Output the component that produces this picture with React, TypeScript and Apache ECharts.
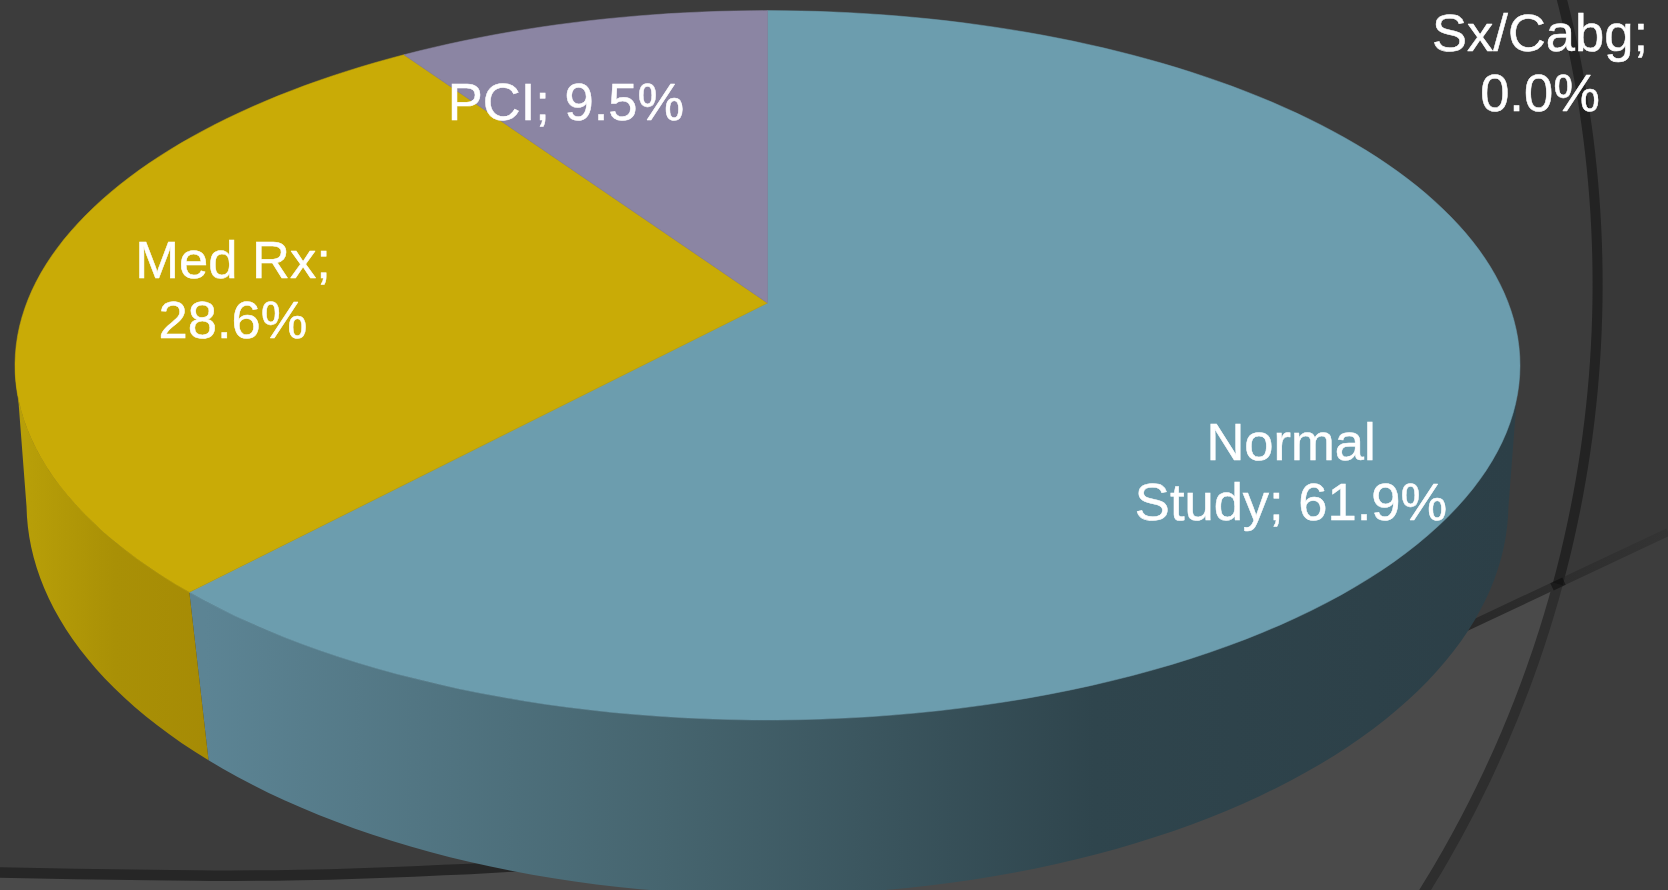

---

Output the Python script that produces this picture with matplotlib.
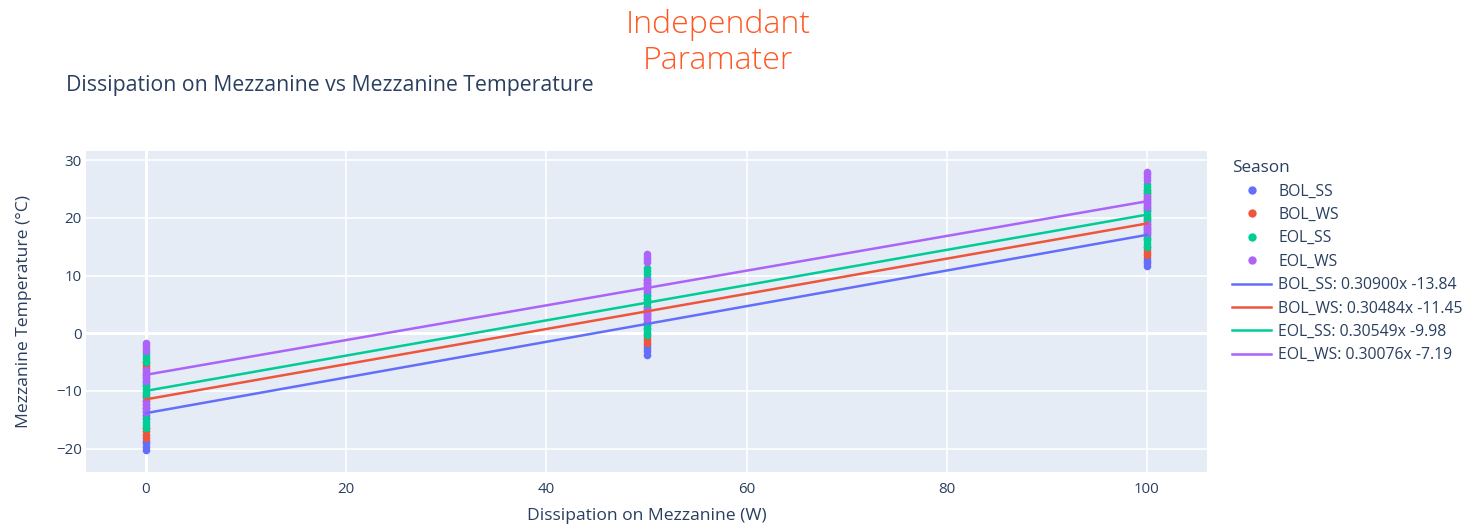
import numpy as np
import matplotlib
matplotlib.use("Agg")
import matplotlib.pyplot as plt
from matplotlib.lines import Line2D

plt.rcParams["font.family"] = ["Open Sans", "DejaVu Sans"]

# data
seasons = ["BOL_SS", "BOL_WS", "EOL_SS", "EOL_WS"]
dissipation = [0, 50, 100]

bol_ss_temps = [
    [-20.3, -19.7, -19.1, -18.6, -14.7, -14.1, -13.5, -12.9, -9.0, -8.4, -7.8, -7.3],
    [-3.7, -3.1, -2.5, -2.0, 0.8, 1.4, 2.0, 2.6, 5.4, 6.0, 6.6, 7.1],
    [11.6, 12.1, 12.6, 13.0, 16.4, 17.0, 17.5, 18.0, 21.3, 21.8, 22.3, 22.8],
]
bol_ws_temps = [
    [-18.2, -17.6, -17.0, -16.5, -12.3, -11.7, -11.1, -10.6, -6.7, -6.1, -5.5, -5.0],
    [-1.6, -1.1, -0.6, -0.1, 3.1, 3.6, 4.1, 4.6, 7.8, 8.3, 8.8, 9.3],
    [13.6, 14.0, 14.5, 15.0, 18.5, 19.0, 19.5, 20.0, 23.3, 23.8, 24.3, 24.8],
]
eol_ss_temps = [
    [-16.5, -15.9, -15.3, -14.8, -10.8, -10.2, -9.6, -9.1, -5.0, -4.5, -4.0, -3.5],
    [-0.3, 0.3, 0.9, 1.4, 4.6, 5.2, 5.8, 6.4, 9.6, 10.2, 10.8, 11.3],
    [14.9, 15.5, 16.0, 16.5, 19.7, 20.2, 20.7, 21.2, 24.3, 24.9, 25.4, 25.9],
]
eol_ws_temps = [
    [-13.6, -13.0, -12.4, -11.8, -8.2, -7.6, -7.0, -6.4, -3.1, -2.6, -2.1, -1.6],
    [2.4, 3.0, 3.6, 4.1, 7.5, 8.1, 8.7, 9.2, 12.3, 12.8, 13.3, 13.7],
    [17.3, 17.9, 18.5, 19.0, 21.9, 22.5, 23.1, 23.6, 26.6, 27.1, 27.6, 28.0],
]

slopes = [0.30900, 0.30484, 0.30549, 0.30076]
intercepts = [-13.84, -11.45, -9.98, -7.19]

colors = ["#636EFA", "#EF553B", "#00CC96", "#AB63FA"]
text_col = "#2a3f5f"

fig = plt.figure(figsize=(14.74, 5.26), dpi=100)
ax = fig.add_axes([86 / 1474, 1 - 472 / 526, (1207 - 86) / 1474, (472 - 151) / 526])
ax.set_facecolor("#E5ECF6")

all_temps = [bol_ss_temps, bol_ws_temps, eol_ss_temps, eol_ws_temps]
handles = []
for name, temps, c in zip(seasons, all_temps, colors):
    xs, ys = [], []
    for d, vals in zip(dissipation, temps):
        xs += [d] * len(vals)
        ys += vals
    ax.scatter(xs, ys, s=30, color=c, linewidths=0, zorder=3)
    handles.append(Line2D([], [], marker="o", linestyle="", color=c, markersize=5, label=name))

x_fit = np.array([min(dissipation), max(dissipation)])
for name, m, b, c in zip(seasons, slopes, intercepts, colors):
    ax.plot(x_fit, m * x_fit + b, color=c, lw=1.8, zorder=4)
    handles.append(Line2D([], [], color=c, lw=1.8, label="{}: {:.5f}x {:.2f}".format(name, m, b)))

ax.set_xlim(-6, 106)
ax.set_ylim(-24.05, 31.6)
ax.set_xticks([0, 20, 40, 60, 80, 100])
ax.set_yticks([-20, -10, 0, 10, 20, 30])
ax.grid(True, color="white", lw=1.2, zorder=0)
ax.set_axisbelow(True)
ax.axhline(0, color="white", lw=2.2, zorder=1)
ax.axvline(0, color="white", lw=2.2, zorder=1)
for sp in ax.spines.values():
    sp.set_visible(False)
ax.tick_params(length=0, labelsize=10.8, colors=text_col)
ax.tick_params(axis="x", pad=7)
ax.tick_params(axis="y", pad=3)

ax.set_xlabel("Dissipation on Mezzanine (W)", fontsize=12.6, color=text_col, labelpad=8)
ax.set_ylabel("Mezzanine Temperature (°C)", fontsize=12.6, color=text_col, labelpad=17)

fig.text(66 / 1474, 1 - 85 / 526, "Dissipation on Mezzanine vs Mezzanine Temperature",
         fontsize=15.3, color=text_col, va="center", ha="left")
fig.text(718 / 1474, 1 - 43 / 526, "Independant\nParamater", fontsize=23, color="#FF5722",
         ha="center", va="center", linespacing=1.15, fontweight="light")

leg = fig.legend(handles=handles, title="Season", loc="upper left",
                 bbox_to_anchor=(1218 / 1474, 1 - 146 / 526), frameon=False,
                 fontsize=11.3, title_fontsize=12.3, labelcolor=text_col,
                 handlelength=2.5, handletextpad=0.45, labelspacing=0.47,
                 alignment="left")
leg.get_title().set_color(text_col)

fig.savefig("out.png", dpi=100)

==

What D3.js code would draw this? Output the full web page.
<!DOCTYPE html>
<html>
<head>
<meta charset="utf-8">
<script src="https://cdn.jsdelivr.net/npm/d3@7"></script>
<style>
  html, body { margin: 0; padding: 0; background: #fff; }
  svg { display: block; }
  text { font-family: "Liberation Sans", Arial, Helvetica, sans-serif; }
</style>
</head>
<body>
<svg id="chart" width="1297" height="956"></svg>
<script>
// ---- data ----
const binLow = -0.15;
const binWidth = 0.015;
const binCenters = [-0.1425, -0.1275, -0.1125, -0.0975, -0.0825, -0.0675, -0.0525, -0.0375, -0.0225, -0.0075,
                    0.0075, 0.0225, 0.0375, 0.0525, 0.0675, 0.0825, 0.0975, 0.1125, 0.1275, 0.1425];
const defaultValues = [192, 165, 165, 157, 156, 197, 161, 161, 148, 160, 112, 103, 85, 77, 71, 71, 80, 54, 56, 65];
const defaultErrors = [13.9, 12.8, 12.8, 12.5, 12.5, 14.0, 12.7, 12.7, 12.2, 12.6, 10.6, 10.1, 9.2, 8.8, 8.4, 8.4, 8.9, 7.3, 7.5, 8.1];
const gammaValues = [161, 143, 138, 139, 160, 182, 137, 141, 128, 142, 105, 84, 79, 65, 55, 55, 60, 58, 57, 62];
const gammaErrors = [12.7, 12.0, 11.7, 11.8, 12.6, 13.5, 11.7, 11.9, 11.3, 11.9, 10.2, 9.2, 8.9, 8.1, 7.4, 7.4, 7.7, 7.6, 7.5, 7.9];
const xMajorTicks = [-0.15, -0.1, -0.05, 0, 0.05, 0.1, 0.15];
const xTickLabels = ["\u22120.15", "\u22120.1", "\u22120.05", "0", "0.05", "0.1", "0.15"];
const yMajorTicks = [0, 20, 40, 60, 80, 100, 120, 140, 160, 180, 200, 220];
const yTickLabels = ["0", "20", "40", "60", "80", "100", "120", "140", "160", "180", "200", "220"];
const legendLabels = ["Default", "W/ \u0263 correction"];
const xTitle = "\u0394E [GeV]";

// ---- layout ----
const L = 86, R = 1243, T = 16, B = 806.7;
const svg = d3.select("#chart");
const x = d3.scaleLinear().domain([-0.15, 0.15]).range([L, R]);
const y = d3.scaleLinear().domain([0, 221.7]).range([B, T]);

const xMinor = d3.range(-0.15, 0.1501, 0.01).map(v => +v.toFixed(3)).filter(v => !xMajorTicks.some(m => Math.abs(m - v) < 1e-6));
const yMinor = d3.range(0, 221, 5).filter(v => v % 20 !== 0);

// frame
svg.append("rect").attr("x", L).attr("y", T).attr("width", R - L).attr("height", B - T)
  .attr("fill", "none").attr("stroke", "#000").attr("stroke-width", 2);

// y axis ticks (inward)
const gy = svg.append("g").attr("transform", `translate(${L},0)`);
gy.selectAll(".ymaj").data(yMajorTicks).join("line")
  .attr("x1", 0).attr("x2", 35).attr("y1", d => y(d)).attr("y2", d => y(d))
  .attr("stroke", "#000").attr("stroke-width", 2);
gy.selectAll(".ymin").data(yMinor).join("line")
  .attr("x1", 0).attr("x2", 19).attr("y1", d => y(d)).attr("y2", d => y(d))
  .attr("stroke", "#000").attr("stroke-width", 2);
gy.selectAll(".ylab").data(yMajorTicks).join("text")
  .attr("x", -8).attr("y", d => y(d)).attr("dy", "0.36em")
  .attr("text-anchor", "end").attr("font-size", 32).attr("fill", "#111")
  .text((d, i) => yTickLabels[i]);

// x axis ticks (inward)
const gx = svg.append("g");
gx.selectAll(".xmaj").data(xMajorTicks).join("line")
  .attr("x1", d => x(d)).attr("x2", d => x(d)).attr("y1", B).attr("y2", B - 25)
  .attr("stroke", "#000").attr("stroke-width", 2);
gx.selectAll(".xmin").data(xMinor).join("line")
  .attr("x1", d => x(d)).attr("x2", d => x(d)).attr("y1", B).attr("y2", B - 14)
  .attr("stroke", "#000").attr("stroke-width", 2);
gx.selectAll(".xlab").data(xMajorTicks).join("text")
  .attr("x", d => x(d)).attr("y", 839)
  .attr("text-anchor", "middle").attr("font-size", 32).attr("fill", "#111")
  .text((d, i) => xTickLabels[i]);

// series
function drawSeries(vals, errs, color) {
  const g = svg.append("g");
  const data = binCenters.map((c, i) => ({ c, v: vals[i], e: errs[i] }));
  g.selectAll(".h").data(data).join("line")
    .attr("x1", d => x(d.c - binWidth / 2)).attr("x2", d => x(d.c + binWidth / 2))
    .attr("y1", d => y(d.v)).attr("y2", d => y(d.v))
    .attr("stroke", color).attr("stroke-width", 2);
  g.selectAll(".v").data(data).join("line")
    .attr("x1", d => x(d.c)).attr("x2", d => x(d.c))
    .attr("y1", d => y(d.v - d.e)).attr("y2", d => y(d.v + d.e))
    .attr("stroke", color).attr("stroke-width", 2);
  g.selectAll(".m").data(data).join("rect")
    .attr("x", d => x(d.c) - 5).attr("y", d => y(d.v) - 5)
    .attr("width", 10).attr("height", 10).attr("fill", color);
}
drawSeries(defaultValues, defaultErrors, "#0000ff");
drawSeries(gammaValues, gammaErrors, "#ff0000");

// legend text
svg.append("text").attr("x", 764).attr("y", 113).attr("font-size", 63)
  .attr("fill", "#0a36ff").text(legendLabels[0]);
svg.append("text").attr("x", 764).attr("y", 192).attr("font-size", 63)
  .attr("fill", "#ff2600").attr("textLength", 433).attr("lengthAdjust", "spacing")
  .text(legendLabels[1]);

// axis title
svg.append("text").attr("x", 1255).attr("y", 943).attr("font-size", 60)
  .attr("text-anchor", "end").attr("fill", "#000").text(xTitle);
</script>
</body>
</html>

The exercise | Word for word, restate the lines beginning with the one that has "Output the Python" and ending with the one that has "color=c, markersize=5, label=name))". Keep both ends and skip any pictures.

Worked solution |
Output the Python script that produces this picture with matplotlib.
import numpy as np
import matplotlib
matplotlib.use("Agg")
import matplotlib.pyplot as plt
from matplotlib.lines import Line2D

plt.rcParams["font.family"] = ["Open Sans", "DejaVu Sans"]

# data
seasons = ["BOL_SS", "BOL_WS", "EOL_SS", "EOL_WS"]
dissipation = [0, 50, 100]

bol_ss_temps = [
    [-20.3, -19.7, -19.1, -18.6, -14.7, -14.1, -13.5, -12.9, -9.0, -8.4, -7.8, -7.3],
    [-3.7, -3.1, -2.5, -2.0, 0.8, 1.4, 2.0, 2.6, 5.4, 6.0, 6.6, 7.1],
    [11.6, 12.1, 12.6, 13.0, 16.4, 17.0, 17.5, 18.0, 21.3, 21.8, 22.3, 22.8],
]
bol_ws_temps = [
    [-18.2, -17.6, -17.0, -16.5, -12.3, -11.7, -11.1, -10.6, -6.7, -6.1, -5.5, -5.0],
    [-1.6, -1.1, -0.6, -0.1, 3.1, 3.6, 4.1, 4.6, 7.8, 8.3, 8.8, 9.3],
    [13.6, 14.0, 14.5, 15.0, 18.5, 19.0, 19.5, 20.0, 23.3, 23.8, 24.3, 24.8],
]
eol_ss_temps = [
    [-16.5, -15.9, -15.3, -14.8, -10.8, -10.2, -9.6, -9.1, -5.0, -4.5, -4.0, -3.5],
    [-0.3, 0.3, 0.9, 1.4, 4.6, 5.2, 5.8, 6.4, 9.6, 10.2, 10.8, 11.3],
    [14.9, 15.5, 16.0, 16.5, 19.7, 20.2, 20.7, 21.2, 24.3, 24.9, 25.4, 25.9],
]
eol_ws_temps = [
    [-13.6, -13.0, -12.4, -11.8, -8.2, -7.6, -7.0, -6.4, -3.1, -2.6, -2.1, -1.6],
    [2.4, 3.0, 3.6, 4.1, 7.5, 8.1, 8.7, 9.2, 12.3, 12.8, 13.3, 13.7],
    [17.3, 17.9, 18.5, 19.0, 21.9, 22.5, 23.1, 23.6, 26.6, 27.1, 27.6, 28.0],
]

slopes = [0.30900, 0.30484, 0.30549, 0.30076]
intercepts = [-13.84, -11.45, -9.98, -7.19]

colors = ["#636EFA", "#EF553B", "#00CC96", "#AB63FA"]
text_col = "#2a3f5f"

fig = plt.figure(figsize=(14.74, 5.26), dpi=100)
ax = fig.add_axes([86 / 1474, 1 - 472 / 526, (1207 - 86) / 1474, (472 - 151) / 526])
ax.set_facecolor("#E5ECF6")

all_temps = [bol_ss_temps, bol_ws_temps, eol_ss_temps, eol_ws_temps]
handles = []
for name, temps, c in zip(seasons, all_temps, colors):
    xs, ys = [], []
    for d, vals in zip(dissipation, temps):
        xs += [d] * len(vals)
        ys += vals
    ax.scatter(xs, ys, s=30, color=c, linewidths=0, zorder=3)
    handles.append(Line2D([], [], marker="o", linestyle="", color=c, markersize=5, label=name))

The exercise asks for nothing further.